◆ Task to carry out: Extract the lines of the material below, beginning with the first and ending with the line that holds "0.09, 0.095, 0.09];". Skip every picture.

◆ Supplied data:
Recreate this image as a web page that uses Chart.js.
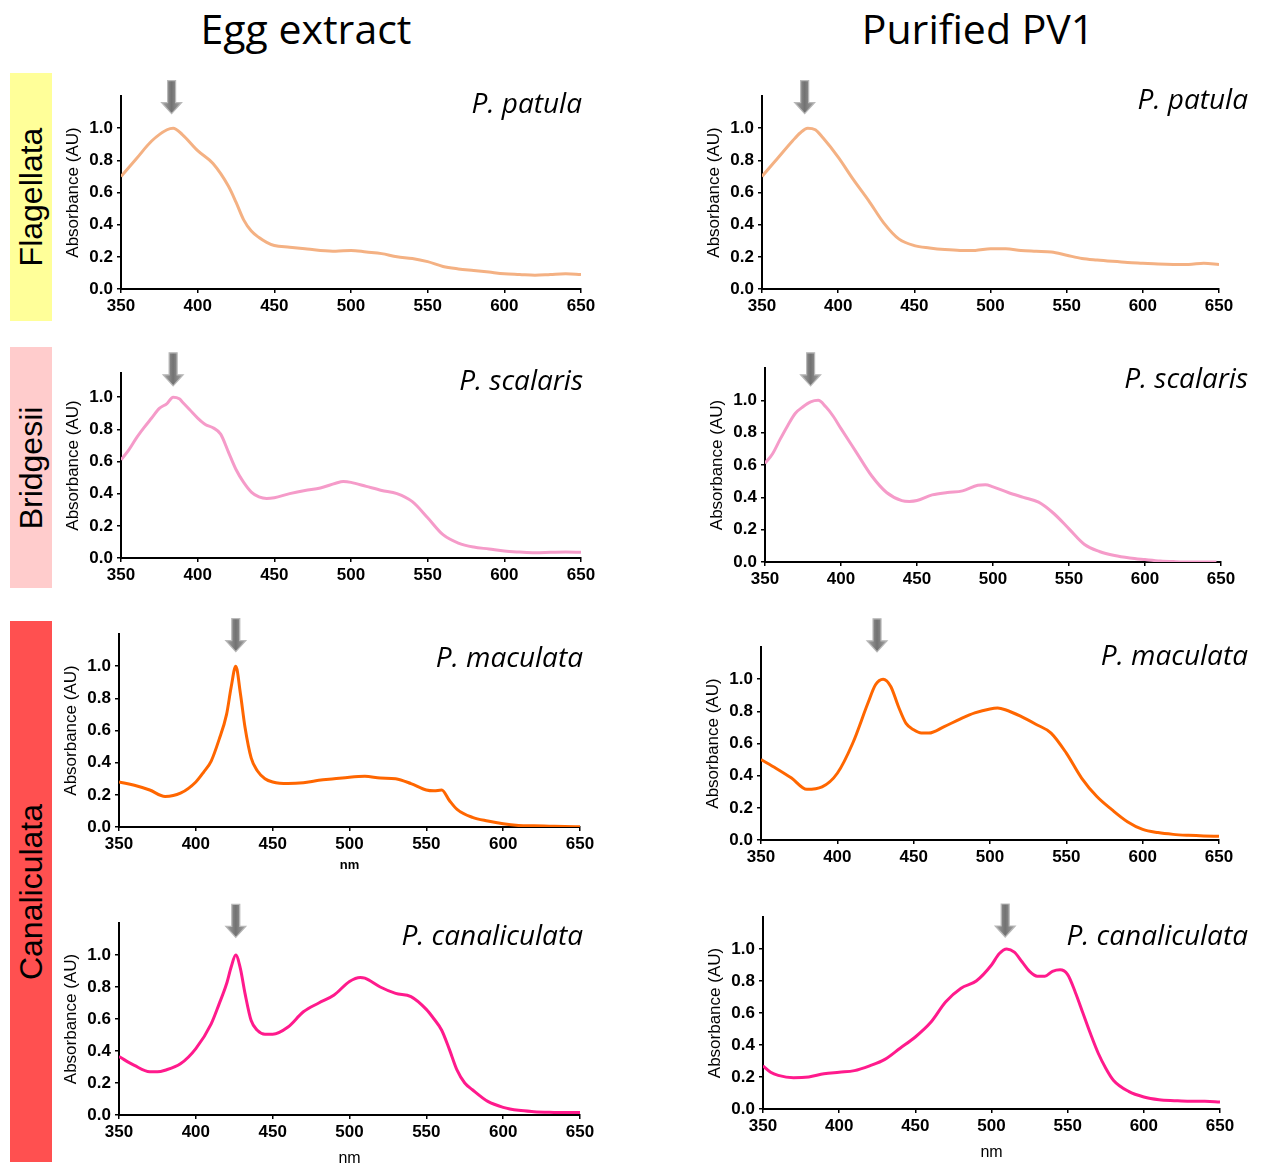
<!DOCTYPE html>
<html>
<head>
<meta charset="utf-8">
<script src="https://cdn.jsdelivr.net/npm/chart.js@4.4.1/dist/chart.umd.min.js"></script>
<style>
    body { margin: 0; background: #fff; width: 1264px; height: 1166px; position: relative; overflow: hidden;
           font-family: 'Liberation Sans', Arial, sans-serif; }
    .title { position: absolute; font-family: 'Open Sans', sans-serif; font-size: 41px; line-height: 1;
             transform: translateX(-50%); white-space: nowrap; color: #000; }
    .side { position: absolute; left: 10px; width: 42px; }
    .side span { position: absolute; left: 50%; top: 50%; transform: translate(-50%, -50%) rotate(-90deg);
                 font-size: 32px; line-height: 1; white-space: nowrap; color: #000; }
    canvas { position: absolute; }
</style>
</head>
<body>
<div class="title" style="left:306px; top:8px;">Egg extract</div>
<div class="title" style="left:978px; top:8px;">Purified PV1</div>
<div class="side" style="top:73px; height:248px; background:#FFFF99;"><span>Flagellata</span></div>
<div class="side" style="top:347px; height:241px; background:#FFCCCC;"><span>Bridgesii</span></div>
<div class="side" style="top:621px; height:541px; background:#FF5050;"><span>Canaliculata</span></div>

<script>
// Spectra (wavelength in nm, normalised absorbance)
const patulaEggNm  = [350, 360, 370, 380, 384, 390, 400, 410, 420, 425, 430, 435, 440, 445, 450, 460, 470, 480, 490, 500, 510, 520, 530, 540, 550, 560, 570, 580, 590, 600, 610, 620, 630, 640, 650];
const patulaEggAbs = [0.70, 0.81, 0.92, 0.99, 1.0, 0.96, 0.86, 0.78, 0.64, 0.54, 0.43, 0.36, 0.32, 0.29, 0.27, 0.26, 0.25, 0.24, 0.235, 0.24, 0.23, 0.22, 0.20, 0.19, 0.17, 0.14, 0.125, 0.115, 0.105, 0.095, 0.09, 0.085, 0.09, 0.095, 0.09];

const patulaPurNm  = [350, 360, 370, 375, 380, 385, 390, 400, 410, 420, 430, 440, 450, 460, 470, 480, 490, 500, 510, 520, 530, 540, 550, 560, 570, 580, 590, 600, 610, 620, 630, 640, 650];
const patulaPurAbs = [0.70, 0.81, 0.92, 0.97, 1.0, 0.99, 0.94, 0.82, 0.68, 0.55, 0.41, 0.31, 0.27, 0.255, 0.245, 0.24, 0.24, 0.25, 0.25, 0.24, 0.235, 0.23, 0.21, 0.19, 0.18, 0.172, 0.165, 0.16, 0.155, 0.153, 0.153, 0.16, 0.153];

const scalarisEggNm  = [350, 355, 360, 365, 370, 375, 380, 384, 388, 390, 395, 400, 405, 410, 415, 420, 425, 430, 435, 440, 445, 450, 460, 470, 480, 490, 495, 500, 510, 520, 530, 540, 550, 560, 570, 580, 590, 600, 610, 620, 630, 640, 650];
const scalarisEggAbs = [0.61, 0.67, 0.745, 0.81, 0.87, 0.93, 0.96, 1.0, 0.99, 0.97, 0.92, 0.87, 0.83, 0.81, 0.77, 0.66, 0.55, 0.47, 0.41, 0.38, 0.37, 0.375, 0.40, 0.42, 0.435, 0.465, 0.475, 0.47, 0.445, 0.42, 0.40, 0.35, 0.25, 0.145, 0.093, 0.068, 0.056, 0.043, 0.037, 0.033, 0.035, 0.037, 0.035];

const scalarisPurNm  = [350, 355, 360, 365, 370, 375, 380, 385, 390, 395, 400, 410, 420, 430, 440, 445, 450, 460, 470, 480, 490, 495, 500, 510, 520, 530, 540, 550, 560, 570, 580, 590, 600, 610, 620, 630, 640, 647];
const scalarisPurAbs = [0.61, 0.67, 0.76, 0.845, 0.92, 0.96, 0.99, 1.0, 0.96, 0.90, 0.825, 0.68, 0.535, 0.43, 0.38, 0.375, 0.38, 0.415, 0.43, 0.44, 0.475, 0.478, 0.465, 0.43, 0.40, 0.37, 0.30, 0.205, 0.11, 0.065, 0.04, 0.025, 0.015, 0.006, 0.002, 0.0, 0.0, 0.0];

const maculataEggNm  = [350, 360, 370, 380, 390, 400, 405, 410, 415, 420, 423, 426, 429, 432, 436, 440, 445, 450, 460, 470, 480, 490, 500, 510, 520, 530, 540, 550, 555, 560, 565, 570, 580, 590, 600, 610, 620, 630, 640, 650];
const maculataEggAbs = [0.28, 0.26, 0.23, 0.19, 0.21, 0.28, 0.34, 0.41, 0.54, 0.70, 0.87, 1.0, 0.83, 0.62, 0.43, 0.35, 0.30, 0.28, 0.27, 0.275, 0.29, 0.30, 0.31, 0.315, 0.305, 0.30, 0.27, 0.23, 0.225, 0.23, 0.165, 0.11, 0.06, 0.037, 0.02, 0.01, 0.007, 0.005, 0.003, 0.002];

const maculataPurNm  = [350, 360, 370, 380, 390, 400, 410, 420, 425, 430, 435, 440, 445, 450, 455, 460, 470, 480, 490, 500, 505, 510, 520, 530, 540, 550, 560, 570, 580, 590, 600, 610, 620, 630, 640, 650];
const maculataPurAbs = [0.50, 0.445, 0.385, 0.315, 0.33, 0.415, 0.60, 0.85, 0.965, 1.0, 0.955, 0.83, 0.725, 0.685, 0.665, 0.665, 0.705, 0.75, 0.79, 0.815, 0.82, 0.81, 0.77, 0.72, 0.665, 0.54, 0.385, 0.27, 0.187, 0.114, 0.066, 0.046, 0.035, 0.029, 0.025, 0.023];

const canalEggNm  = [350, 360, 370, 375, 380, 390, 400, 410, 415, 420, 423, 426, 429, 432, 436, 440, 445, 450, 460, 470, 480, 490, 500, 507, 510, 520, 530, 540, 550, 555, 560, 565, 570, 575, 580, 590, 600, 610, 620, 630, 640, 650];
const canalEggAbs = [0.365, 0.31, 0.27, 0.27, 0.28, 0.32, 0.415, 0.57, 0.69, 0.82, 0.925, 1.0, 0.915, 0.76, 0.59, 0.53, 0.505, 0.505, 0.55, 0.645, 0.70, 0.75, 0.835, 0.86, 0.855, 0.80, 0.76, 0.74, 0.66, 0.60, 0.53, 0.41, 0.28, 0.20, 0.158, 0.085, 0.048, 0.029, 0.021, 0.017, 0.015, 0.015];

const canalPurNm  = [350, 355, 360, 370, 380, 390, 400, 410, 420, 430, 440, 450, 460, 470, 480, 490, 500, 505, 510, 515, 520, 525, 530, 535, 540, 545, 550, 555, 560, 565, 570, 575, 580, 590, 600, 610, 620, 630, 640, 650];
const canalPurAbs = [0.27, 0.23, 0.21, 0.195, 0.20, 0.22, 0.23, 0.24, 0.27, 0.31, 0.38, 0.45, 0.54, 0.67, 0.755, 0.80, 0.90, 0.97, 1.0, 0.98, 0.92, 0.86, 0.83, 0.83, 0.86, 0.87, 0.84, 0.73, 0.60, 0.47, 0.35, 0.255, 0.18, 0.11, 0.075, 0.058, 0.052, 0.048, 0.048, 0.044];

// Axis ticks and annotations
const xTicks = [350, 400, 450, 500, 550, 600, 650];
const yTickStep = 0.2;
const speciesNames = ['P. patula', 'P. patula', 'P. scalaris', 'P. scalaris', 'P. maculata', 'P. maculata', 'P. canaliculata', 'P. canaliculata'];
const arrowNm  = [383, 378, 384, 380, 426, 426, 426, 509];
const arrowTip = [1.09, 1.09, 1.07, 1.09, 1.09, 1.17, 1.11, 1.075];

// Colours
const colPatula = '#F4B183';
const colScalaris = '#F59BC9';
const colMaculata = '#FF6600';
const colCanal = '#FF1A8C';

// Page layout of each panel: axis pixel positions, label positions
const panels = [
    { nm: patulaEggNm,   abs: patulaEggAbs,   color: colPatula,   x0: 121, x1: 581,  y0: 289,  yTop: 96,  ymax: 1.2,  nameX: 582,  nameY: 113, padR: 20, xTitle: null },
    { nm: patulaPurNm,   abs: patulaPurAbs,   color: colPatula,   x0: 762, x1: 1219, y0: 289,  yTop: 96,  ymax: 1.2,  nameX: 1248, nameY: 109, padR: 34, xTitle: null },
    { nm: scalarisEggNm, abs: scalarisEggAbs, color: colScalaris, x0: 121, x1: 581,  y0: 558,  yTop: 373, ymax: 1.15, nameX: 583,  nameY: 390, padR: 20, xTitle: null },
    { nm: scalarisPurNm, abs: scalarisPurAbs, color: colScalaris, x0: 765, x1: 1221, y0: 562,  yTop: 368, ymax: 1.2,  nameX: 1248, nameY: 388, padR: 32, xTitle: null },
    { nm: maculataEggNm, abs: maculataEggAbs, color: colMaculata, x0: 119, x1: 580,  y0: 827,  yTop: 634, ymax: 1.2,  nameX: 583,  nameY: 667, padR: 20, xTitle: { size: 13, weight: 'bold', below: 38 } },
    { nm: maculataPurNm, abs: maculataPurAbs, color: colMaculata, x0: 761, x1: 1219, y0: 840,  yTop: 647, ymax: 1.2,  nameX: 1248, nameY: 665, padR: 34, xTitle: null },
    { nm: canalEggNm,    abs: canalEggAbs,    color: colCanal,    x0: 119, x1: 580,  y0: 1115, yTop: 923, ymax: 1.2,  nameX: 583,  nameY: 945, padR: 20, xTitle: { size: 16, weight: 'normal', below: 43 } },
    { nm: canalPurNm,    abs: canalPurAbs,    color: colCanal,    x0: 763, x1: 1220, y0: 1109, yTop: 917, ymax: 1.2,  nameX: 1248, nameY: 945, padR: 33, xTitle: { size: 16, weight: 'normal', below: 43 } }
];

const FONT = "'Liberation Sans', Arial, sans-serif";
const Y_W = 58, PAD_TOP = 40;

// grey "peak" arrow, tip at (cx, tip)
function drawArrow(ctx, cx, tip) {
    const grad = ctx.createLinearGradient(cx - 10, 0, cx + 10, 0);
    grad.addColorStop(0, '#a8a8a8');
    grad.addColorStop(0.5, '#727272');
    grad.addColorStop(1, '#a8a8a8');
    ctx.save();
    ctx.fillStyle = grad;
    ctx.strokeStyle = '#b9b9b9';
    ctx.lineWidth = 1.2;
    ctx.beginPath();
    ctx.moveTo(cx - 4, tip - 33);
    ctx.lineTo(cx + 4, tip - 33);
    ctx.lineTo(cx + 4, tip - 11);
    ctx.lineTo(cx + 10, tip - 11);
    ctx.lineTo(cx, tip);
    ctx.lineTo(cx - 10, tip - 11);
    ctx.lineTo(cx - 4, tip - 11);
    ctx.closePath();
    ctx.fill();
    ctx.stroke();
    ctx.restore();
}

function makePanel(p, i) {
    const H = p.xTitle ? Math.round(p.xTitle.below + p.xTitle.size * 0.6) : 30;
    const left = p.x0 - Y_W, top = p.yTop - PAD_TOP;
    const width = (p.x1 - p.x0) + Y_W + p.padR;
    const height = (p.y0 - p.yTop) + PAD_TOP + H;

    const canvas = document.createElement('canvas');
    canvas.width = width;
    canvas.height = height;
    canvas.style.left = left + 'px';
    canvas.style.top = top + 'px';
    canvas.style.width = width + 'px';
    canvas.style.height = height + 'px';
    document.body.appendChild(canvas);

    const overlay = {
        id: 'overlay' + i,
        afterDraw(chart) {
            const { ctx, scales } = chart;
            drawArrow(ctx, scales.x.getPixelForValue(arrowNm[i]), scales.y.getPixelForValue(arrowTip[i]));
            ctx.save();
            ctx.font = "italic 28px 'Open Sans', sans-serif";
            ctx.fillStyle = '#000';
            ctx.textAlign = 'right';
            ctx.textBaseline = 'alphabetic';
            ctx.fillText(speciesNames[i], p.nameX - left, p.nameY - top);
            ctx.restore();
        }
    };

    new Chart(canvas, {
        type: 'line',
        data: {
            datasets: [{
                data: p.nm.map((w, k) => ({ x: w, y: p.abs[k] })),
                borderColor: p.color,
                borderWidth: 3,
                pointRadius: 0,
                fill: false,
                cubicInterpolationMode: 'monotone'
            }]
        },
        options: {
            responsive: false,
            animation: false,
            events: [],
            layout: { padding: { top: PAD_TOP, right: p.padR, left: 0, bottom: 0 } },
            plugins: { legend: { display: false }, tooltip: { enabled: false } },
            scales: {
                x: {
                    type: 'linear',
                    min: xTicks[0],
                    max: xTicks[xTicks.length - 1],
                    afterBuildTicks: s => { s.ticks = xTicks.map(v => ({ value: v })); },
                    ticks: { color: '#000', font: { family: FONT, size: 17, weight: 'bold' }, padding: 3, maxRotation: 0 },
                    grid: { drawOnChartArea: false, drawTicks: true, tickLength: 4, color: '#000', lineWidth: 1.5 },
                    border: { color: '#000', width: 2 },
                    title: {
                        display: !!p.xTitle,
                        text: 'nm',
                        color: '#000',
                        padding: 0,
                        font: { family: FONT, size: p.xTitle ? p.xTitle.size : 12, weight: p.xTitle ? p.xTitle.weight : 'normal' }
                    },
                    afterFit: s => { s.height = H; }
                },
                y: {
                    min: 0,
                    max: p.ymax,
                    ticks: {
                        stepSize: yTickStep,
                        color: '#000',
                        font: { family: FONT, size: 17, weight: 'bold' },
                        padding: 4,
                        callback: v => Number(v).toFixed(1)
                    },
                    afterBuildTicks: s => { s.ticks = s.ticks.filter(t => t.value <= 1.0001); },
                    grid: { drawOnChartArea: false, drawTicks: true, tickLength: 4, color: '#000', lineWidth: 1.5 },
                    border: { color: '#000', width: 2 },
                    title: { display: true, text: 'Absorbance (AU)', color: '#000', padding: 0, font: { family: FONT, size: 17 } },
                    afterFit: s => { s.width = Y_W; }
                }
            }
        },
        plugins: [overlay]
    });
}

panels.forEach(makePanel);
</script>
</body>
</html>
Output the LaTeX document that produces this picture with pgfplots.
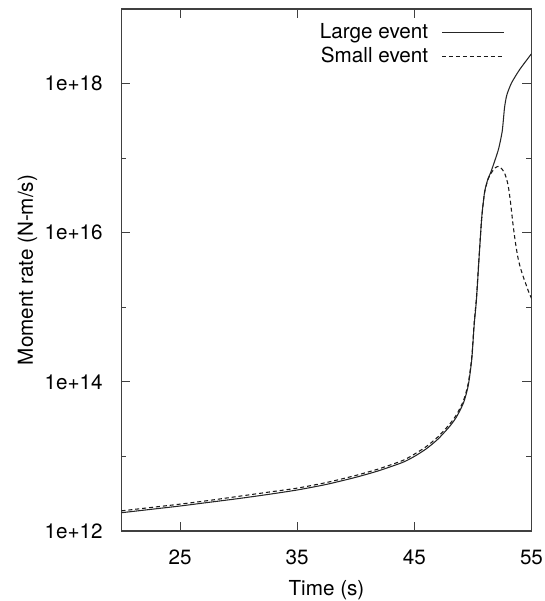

◆ Written response:
Recreate this image as a web page that uses Chart.js.
<!DOCTYPE html>
<html>
<head>
<meta charset="utf-8">
<script src="https://cdn.jsdelivr.net/npm/chart.js@4.4.1/dist/chart.umd.min.js"></script>
<style>
    body { margin: 0; background: #fff; width: 1264px; height: 1166px; position: relative; overflow: hidden;
           font-family: 'Liberation Sans', Arial, sans-serif; }
    .title { position: absolute; font-family: 'Open Sans', sans-serif; font-size: 41px; line-height: 1;
             transform: translateX(-50%); white-space: nowrap; color: #000; }
    .side { position: absolute; left: 10px; width: 42px; }
    .side span { position: absolute; left: 50%; top: 50%; transform: translate(-50%, -50%) rotate(-90deg);
                 font-size: 32px; line-height: 1; white-space: nowrap; color: #000; }
    canvas { position: absolute; }
</style>
</head>
<body>
<div class="title" style="left:306px; top:8px;">Egg extract</div>
<div class="title" style="left:978px; top:8px;">Purified PV1</div>
<div class="side" style="top:73px; height:248px; background:#FFFF99;"><span>Flagellata</span></div>
<div class="side" style="top:347px; height:241px; background:#FFCCCC;"><span>Bridgesii</span></div>
<div class="side" style="top:621px; height:541px; background:#FF5050;"><span>Canaliculata</span></div>

<script>
// Spectra (wavelength in nm, normalised absorbance)
const patulaEggNm  = [350, 360, 370, 380, 384, 390, 400, 410, 420, 425, 430, 435, 440, 445, 450, 460, 470, 480, 490, 500, 510, 520, 530, 540, 550, 560, 570, 580, 590, 600, 610, 620, 630, 640, 650];
const patulaEggAbs = [0.70, 0.81, 0.92, 0.99, 1.0, 0.96, 0.86, 0.78, 0.64, 0.54, 0.43, 0.36, 0.32, 0.29, 0.27, 0.26, 0.25, 0.24, 0.235, 0.24, 0.23, 0.22, 0.20, 0.19, 0.17, 0.14, 0.125, 0.115, 0.105, 0.095, 0.09, 0.085, 0.09, 0.095, 0.09];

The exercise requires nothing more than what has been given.